··· RECORDED DATA
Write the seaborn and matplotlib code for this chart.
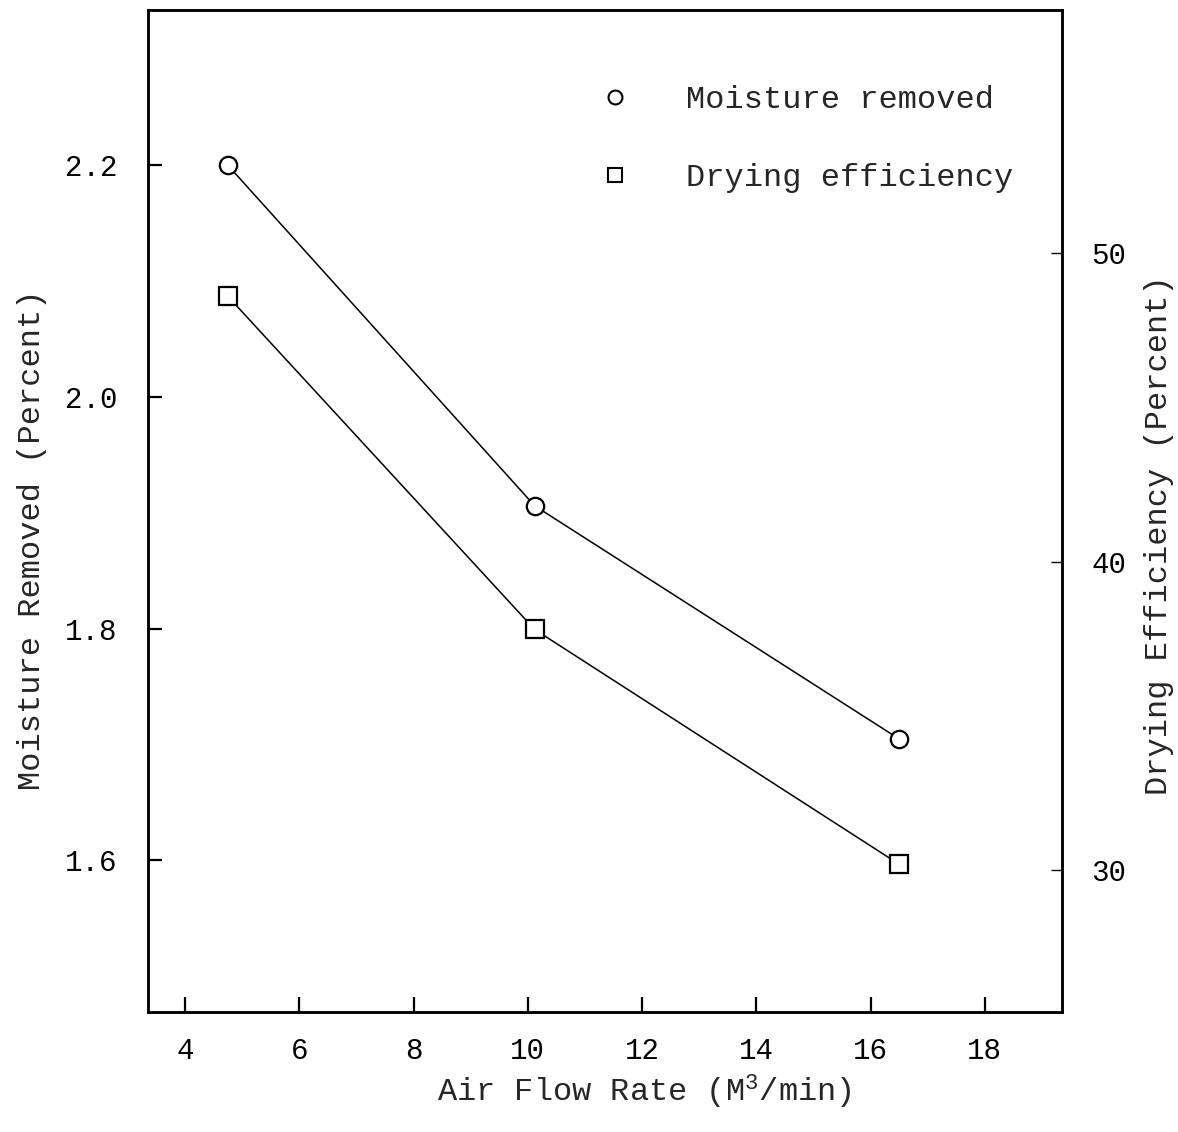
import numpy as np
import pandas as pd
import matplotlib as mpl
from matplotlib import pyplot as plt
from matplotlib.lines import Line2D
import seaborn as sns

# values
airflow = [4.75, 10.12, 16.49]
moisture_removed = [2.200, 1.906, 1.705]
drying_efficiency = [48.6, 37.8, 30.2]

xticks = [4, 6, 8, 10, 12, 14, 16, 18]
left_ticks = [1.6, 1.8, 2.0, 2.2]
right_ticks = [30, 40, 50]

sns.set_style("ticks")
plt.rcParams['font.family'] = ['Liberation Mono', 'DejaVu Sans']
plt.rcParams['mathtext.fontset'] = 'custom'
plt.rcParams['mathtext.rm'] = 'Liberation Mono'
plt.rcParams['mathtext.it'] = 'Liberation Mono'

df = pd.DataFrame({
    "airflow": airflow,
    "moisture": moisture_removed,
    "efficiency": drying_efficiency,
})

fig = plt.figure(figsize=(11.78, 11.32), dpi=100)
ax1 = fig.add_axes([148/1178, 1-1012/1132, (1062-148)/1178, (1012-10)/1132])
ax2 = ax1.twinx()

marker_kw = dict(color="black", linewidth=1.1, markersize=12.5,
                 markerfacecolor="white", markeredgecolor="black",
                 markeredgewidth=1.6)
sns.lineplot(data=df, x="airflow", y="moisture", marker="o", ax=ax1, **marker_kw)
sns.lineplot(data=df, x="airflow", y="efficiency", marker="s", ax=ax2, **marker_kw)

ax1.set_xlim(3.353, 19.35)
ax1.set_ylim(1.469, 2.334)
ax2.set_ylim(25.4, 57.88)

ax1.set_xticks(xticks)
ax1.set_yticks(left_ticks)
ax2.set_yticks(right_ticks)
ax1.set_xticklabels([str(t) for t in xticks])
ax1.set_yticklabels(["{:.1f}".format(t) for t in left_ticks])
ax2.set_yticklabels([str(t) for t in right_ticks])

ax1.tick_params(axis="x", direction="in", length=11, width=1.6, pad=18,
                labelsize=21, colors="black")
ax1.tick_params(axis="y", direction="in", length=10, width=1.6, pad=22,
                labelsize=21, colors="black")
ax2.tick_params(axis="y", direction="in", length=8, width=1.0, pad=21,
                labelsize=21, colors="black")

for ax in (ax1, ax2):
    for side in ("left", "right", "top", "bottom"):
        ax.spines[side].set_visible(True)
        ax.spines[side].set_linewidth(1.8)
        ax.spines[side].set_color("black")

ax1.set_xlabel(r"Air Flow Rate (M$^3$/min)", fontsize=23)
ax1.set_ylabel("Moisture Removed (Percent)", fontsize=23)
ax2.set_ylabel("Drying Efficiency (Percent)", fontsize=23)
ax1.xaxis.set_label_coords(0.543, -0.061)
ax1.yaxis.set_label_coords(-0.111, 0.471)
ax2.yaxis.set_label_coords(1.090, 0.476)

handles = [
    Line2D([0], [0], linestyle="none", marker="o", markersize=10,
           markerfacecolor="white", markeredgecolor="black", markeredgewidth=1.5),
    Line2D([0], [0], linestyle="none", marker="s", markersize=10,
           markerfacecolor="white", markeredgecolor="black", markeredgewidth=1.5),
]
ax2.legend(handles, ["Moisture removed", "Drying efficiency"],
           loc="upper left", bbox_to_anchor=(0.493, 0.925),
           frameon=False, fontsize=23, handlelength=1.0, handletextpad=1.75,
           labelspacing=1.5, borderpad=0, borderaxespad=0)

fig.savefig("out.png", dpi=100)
······
EXERCISE:
From the first line of the material down to the line containing "ax2 = ax1.twinx()", inclusive, return each line exactly, skipping any picture.

WRITTEN RESPONSE:
Write the seaborn and matplotlib code for this chart.
import numpy as np
import pandas as pd
import matplotlib as mpl
from matplotlib import pyplot as plt
from matplotlib.lines import Line2D
import seaborn as sns

# values
airflow = [4.75, 10.12, 16.49]
moisture_removed = [2.200, 1.906, 1.705]
drying_efficiency = [48.6, 37.8, 30.2]

xticks = [4, 6, 8, 10, 12, 14, 16, 18]
left_ticks = [1.6, 1.8, 2.0, 2.2]
right_ticks = [30, 40, 50]

sns.set_style("ticks")
plt.rcParams['font.family'] = ['Liberation Mono', 'DejaVu Sans']
plt.rcParams['mathtext.fontset'] = 'custom'
plt.rcParams['mathtext.rm'] = 'Liberation Mono'
plt.rcParams['mathtext.it'] = 'Liberation Mono'

df = pd.DataFrame({
    "airflow": airflow,
    "moisture": moisture_removed,
    "efficiency": drying_efficiency,
})

fig = plt.figure(figsize=(11.78, 11.32), dpi=100)
ax1 = fig.add_axes([148/1178, 1-1012/1132, (1062-148)/1178, (1012-10)/1132])
ax2 = ax1.twinx()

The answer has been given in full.